Imkie asserts she should be granted a motion for a new trial under the equitable principles of Craddock. See 133 S.W.2d at 124. In Craddock, the Texas Supreme Court held that under equitable principles a default judgment should be set aside when the “defendant” establishes (1) the failure to answer was not intentional or the result of conscious indifference, but the result of an accident or mistake, (2) the motion for new trial sets up a meritorious defense, and (3) granting the motion will occasion no undue delay or otherwise injure the plaintiff. Craddock, 133 S.W.2d at 126. Craddock does not apply to plaintiffs; it is an equitable principle applicable to judgments rendered against defendants. Craddock, 133 S.W.2d at 126 (noting that its new rule “prevents an injustice to the defendant without working an injustice on the plaintiff”); see also, e.g., In re R.R., 209 S.W.3d 112, 115 (Tex. 2006) (“When determining whether the defendant’s failure to file an answer was intentional or due to conscious indifference, a court looks to the knowledge and acts of the defendant.”); Director, State Employees Workers’ Comp. Div. v. Evans, 889 S.W.2d 266, 270 (Tex. 1994) (“Once a defendant has alleged that granting a new trial will not injure the plaintiff, the burden of going forward with proof of injury shifts to the plaintiff.”); Hornell Brewing Co., Inc. v. Lara, 252 S.W.3d 426, 428 (Tex. App.—Houston [14th Dist.] 2008, no pet.) (“If a defendant meets all three Craddock elements, the trial court abuses its discretion in failing to order a new trial.”).

We recognize that the Texas Supreme Court has extended the equitable principles in Craddock into summary judgments under limited circumstances where a pro se non-movant defendant appeared in person but mistakenly did not respond in writing to a summary judgment. Wheeler v. Green, 157 S.W.3d 439, 442 (Tex. 2005). The general rule, however, is that Craddock is inapplicable to summary judgments where the non-movant, who had notice of the hearing and an opportunity to seek a continuance or request leave to file a late response, failed to timely respond to a summary judgment motion. Carpenter v. Cimarron Hydrocarbons Corp., 98 S.W.3d 682, 686 (Tex. 2002).
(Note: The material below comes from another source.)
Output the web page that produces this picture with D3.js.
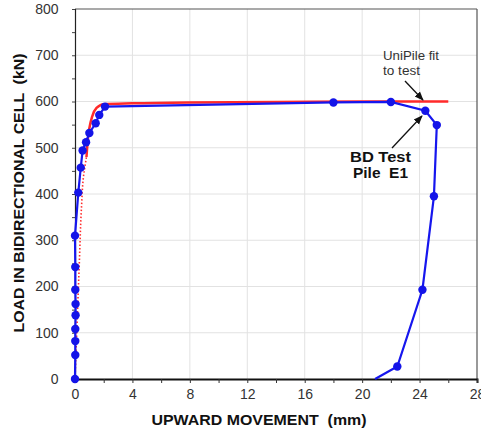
<!DOCTYPE html>
<html>
<head>
<meta charset="utf-8">
<script src="https://cdn.jsdelivr.net/npm/d3@7"></script>
<style>
  body { margin: 0; background: #fff; }
  text { font-family: Arial, "Liberation Sans", sans-serif; white-space: pre; }
</style>
</head>
<body>
<svg width="481" height="430"></svg>
<script>
// BD test, pile E1 - measured points
var testMove = [0, 0.02, 0.02, 0.02, 0.04, 0.04, 0.02, 0.02, 0.0, 0.23, 0.4, 0.53, 0.77, 1.0, 1.44, 1.69, 2.09, 18.0, 22.0, 24.4, 25.2, 25.0, 24.2, 22.45, 20.9];
var testLoad = [0, 52, 82, 108, 138, 162, 193, 242, 310, 403, 457, 494, 512, 532, 553, 571, 589, 598, 599, 580, 549, 395, 193, 27, 0];
var testMarker = [1, 1, 1, 1, 1, 1, 1, 1, 1, 1, 1, 1, 1, 1, 1, 1, 1, 1, 1, 1, 1, 1, 1, 1, 0];

// UniPile fit
var fitDotMove = [0, 0.12, 0.3, 0.45, 0.6, 0.8];
var fitDotLoad = [0, 100, 250, 370, 440, 480];
var fitMove = [0.8, 0.9, 1.0, 1.2, 1.5, 2.0, 4, 8, 14, 20, 26];
var fitLoad = [480, 520, 542, 568, 586, 594, 596, 598, 599, 600, 600];

var xTicks = [0, 4, 8, 12, 16, 20, 24, 28];
var yTicks = [0, 100, 200, 300, 400, 500, 600, 700, 800];

var svg = d3.select("svg");
var mLeft = 75, mRight = 477, mTop = 9, mBottom = 379;

var x = d3.scaleLinear().domain([0, 28]).range([mLeft, mRight]);
var y = d3.scaleLinear().domain([0, 800]).range([mBottom, mTop]);

var defs = svg.append("defs");
defs.append("marker")
    .attr("id", "arr")
    .attr("viewBox", "0 0 10 10")
    .attr("refX", 9).attr("refY", 5)
    .attr("markerWidth", 7).attr("markerHeight", 7)
    .attr("orient", "auto")
  .append("path")
    .attr("d", "M0,1 L10,5 L0,9 z")
    .attr("fill", "#111");

// grid
svg.append("g").selectAll("line")
    .data(xTicks.slice(1, -1))
    .enter().append("line")
      .attr("x1", function(d) { return x(d); })
      .attr("x2", function(d) { return x(d); })
      .attr("y1", mTop).attr("y2", mBottom)
      .attr("stroke", "#e2e2e2");
svg.append("g").selectAll("line")
    .data(yTicks.slice(1, -1))
    .enter().append("line")
      .attr("y1", function(d) { return y(d); })
      .attr("y2", function(d) { return y(d); })
      .attr("x1", mLeft).attr("x2", mRight)
      .attr("stroke", "#e2e2e2");

// frame
svg.append("line").attr("x1", mLeft).attr("x2", mRight).attr("y1", mTop).attr("y2", mTop)
    .attr("stroke", "#555").attr("stroke-width", 1.2);
svg.append("line").attr("x1", mRight).attr("x2", mRight).attr("y1", mTop).attr("y2", mBottom)
    .attr("stroke", "#555").attr("stroke-width", 1.2);

// axes
var xAxis = svg.append("g")
    .attr("transform", "translate(0," + mBottom + ")")
    .call(d3.axisBottom(x).tickValues(d3.range(0, 29, 2)).tickSize(4)
      .tickFormat(function(d) { return d % 4 === 0 ? d : ""; }));
xAxis.select(".domain").attr("stroke", "#111").attr("stroke-width", 2);
xAxis.selectAll(".tick line").attr("stroke", "#333");
xAxis.selectAll("text").attr("font-size", 14).attr("fill", "#333").attr("dy", "0.95em");

var yAxis = svg.append("g")
    .attr("transform", "translate(" + mLeft + ",0)")
    .call(d3.axisLeft(y).tickValues(d3.range(0, 801, 50)).tickSize(3)
      .tickFormat(function(d) { return d % 100 === 0 ? d : ""; }));
yAxis.select(".domain").attr("stroke", "#222").attr("stroke-width", 1.2);
yAxis.selectAll(".tick line").attr("stroke", "#444");
yAxis.selectAll("text").attr("font-size", 14).attr("fill", "#333").attr("dx", "-0.75em");

// axis titles
svg.append("text")
    .attr("x", 259).attr("y", 425)
    .attr("text-anchor", "middle")
    .attr("font-size", 15).attr("font-weight", "bold").attr("fill", "#111")
    .attr("textLength", 215).attr("lengthAdjust", "spacingAndGlyphs")
    .text("UPWARD MOVEMENT  (mm)");
svg.append("text")
    .attr("transform", "translate(24,193) rotate(-90)")
    .attr("text-anchor", "middle")
    .attr("font-size", 15).attr("font-weight", "bold").attr("fill", "#111")
    .attr("textLength", 279).attr("lengthAdjust", "spacingAndGlyphs")
    .text("LOAD IN BIDIRECTIONAL CELL  (kN)");

var line = d3.line()
    .x(function(d) { return x(d[0]); })
    .y(function(d) { return y(d[1]); });

// fit curve
svg.append("path")
    .datum(d3.zip(fitDotMove, fitDotLoad))
    .attr("d", line.curve(d3.curveMonotoneY))
    .attr("fill", "none").attr("stroke", "#ff2a2a")
    .attr("stroke-width", 1.6).attr("stroke-dasharray", "1.5,2");
svg.append("path")
    .datum(d3.zip(fitMove, fitLoad))
    .attr("d", line.curve(d3.curveMonotoneX))
    .attr("fill", "none").attr("stroke", "#ff2a2a")
    .attr("stroke-width", 2.5);

// test curve
var testData = d3.zip(testMove, testLoad, testMarker);
svg.append("path")
    .datum(testData)
    .attr("d", line.curve(d3.curveLinear))
    .attr("fill", "none").attr("stroke", "#1616ee")
    .attr("stroke-width", 2.2);
svg.append("g").selectAll("circle")
    .data(testData.filter(function(d) { return d[2]; }))
    .enter().append("circle")
      .attr("cx", function(d) { return x(d[0]); })
      .attr("cy", function(d) { return y(d[1]); })
      .attr("r", 4.2)
      .attr("fill", "#1414e8");

// annotations
svg.append("text").attr("x", 383).attr("y", 60)
    .attr("font-size", 12).attr("fill", "#333")
    .attr("textLength", 56).attr("lengthAdjust", "spacingAndGlyphs").text("UniPile fit");
svg.append("text").attr("x", 383).attr("y", 75)
    .attr("font-size", 12).attr("fill", "#333")
    .attr("textLength", 37).attr("lengthAdjust", "spacingAndGlyphs").text("to test");
svg.append("line")
    .attr("x1", 405).attr("y1", 81).attr("x2", 423).attr("y2", 100)
    .attr("stroke", "#111").attr("stroke-width", 1.3)
    .attr("marker-end", "url(#arr)");

svg.append("text").attr("x", 350).attr("y", 162)
    .attr("font-size", 15).attr("font-weight", "bold").attr("fill", "#111")
    .attr("textLength", 61).attr("lengthAdjust", "spacingAndGlyphs").text("BD Test");
svg.append("text").attr("x", 353).attr("y", 178)
    .attr("font-size", 15).attr("font-weight", "bold").attr("fill", "#111")
    .attr("textLength", 55).attr("lengthAdjust", "spacingAndGlyphs").text("Pile  E1");
svg.append("line")
    .attr("x1", 392).attr("y1", 148).attr("x2", 422).attr("y2", 116)
    .attr("stroke", "#111").attr("stroke-width", 1.3)
    .attr("marker-end", "url(#arr)");
</script>
</body>
</html>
We conclude the equitable principles of Craddock do not apply to this situation where Imkie, the plaintiff, failed to secure new trial counsel for over five months after her counsel withdrew from the case, received notice of the summary judgment hearing, received the summary judgment motion, and failed to request leave to file a late response. Id. We hold the trial court properly overruled Imkie’s motion for new trial that asserted the principles of Craddock. We overrule Imkie’s second issue.

* * *

See: http://www.1stcoa.courts.state.tx.us/opinions/htmlopinion.asp?OpinionId=88020

Outcome: We affirm the judgment of the trial court.